The turnaround demonstrates how disciplined project delivery and low‑cost discovery can generate outsized cash flow and shareholder returns in a high‑price gold environment, reshaping Endeavour’s competitive standing.
Endeavour Mining’s recent performance underscores the strategic value of strong leadership during periods of crisis. Ian Cockerill, who took the helm after a scandal‑tainted CEO departure, steered the company through its toughest nine months by prioritising project execution. The successful first gold pour at Lafigué and the timely completion of the Sabodala‑Massawa BIOX expansion not only restored operational confidence but also aligned with a bullish gold market, amplifying free cash flow and enabling rapid debt reduction.
The miner’s core advantage now lies in its exploration premium. Over the past decade, Endeavour has uncovered more than 21 million ounces at an average cost of $25 per ounce, a metric that dwarfs industry averages. Its 2026‑2030 roadmap targets an additional 12‑15 million ounces for under $40 per ounce, a cost structure that translates into a $2,000 incremental value for every $100 spent at current price levels. Projects like Assafou, with 4.6 million ounces of measured and indicated resources, promise to lift production to 329,000 ounces annually, reinforcing the “20‑bagger” narrative that low‑cost discovery can dramatically boost shareholder returns.

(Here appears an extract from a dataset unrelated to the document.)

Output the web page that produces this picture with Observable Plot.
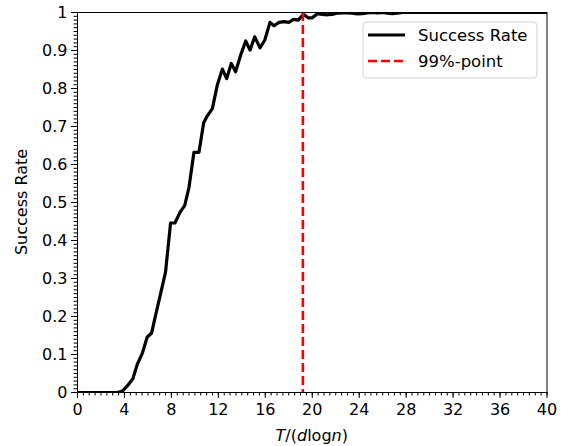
<!DOCTYPE html>
<html><head><meta charset="utf-8">
<script src="https://cdn.jsdelivr.net/npm/d3@7"></script>
<script src="https://cdn.jsdelivr.net/npm/@observablehq/plot@0.6"></script>
<style>
body{margin:0;background:#fff;}
#chart{width:562px;height:446px;}
</style>
</head><body><div id="chart"></div>
<script>
// Success rate curve
const tValues = [0, 1.0, 2.0, 3.0, 3.4, 3.83, 4.26, 4.72, 5.09, 5.52, 5.94, 6.31, 6.68, 7.08, 7.5, 7.93, 8.3, 8.73, 9.13, 9.5, 9.92, 10.35, 10.75, 11.1, 11.49, 11.91, 12.34, 12.71, 13.1, 13.47, 13.9, 14.33, 14.7, 15.1, 15.55, 15.95, 16.4, 16.74, 17.17, 17.6, 18.0, 18.4, 18.8, 19.25, 19.65, 20.0, 20.44, 20.85, 21.3, 21.7, 22.1, 22.55, 23.0, 23.4, 23.85, 24.3, 24.7, 25.1, 25.55, 26.0, 26.4, 26.8, 27.25, 27.7, 30, 35, 40];
const successRate = [0, 0, 0, 0, 0, 0.004, 0.018, 0.036, 0.074, 0.103, 0.146, 0.156, 0.207, 0.26, 0.317, 0.446, 0.446, 0.474, 0.492, 0.54, 0.632, 0.632, 0.71, 0.73, 0.747, 0.809, 0.851, 0.826, 0.866, 0.844, 0.888, 0.925, 0.901, 0.936, 0.907, 0.927, 0.974, 0.965, 0.974, 0.976, 0.974, 0.982, 0.98, 0.995, 0.986, 0.986, 0.997, 0.995, 0.994, 0.995, 0.998, 0.999, 0.999, 0.998, 0.996, 0.997, 0.999, 1, 0.999, 1, 0.998, 0.997, 0.998, 1, 1, 1, 1];
const point99 = [19.2];
const xTicks = [0, 4, 8, 12, 16, 20, 24, 28, 32, 36, 40];
const yTicks = [0, 0.1, 0.2, 0.3, 0.4, 0.5, 0.6, 0.7, 0.8, 0.9, 1];
const seriesNames = ["Success Rate", "99%-point"];

const data = tValues.map((t, i) => ({t, rate: successRate[i]}));
const xMinor = d3.range(0, 81).map(i => i / 2);
const yMinor = d3.range(0, 101).map(i => i / 100);

const W = 562, H = 446;
const mL = 77, mR = 15.5, mT = 12, mB = 54;

const plot = Plot.plot({
  width: W, height: H,
  marginLeft: mL, marginRight: mR, marginTop: mT, marginBottom: mB,
  style: {fontFamily: "DejaVu Sans", fontSize: "16px", background: "white", color: "black"},
  x: {domain: [0, 40], label: null},
  y: {domain: [0, 1], label: null},
  marks: [
    Plot.axisX({ticks: xMinor, tickSize: 3.5, tickFormat: () => "", label: null}),
    Plot.axisY({ticks: yMinor, tickSize: 3.5, tickFormat: () => "", label: null}),
    Plot.axisX({ticks: xTicks, tickSize: 6, tickPadding: 5, label: null, tickFormat: d => String(d)}),
    Plot.axisY({ticks: yTicks, tickSize: 6, tickPadding: 4, label: null, tickFormat: d => String(+d.toFixed(1))}),
    Plot.line(data, {x: "t", y: "rate", stroke: "black", strokeWidth: 3.2, clip: true}),
    Plot.ruleX(point99, {stroke: "red", strokeWidth: 2.6, strokeDasharray: "9,4"}),
    Plot.frame({stroke: "black", strokeWidth: 1})
  ]
});
document.getElementById("chart").appendChild(plot);

const svg = d3.select(plot);
// x label with italic math variables
const xl = svg.append("text")
  .attr("x", (mL + W - mR) / 2).attr("y", 441)
  .attr("text-anchor", "middle")
  .attr("font-family", "DejaVu Sans").attr("font-size", 16).attr("fill", "black");
xl.append("tspan").attr("font-style", "italic").text("T");
xl.append("tspan").text("/(");
xl.append("tspan").attr("font-style", "italic").text("d");
xl.append("tspan").text("log");
xl.append("tspan").attr("font-style", "italic").text("n");
xl.append("tspan").text(")");
// y label
svg.append("text")
  .attr("transform", `translate(27,${(mT + H - mB) / 2}) rotate(-90)`)
  .attr("text-anchor", "middle")
  .attr("font-family", "DejaVu Sans").attr("font-size", 16).attr("fill", "black")
  .text("Success Rate");

// legend
const lg = svg.append("g").attr("transform", "translate(363,22)");
lg.append("rect").attr("width", 174).attr("height", 56).attr("rx", 4)
  .attr("fill", "white").attr("fill-opacity", 0.8).attr("stroke", "#d0d0d0").attr("stroke-width", 1);
lg.append("line").attr("x1", 5).attr("x2", 42).attr("y1", 13).attr("y2", 13)
  .attr("stroke", "black").attr("stroke-width", 3.2);
lg.append("line").attr("x1", 5).attr("x2", 42).attr("y1", 39).attr("y2", 39)
  .attr("stroke", "red").attr("stroke-width", 2.6).attr("stroke-dasharray", "9,4");
lg.selectAll("text.lt").data(seriesNames).join("text")
  .attr("x", 55).attr("y", (d, i) => 19 + i * 26)
  .attr("text-anchor", "start")
  .attr("font-family", "DejaVu Sans").attr("font-size", 16.5).attr("fill", "black")
  .text(d => d);
</script></body></html>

Geographic diversification introduces both opportunity and risk. The recent joint venture in Kazakhstan, committing up to $25 million ahead of a feasibility study, expands Endeavour’s footprint into under‑explored terrain, potentially unlocking tier‑one gold deposits. However, political and fiscal uncertainties in West Africa, where the bulk of its assets reside, remain a concern. Balancing these dynamics, the market rewards Endeavour’s disciplined capital allocation and resilient operational model, positioning it as a compelling play for investors seeking exposure to gold’s upside while mitigating the volatility typical of larger, higher‑cost producers.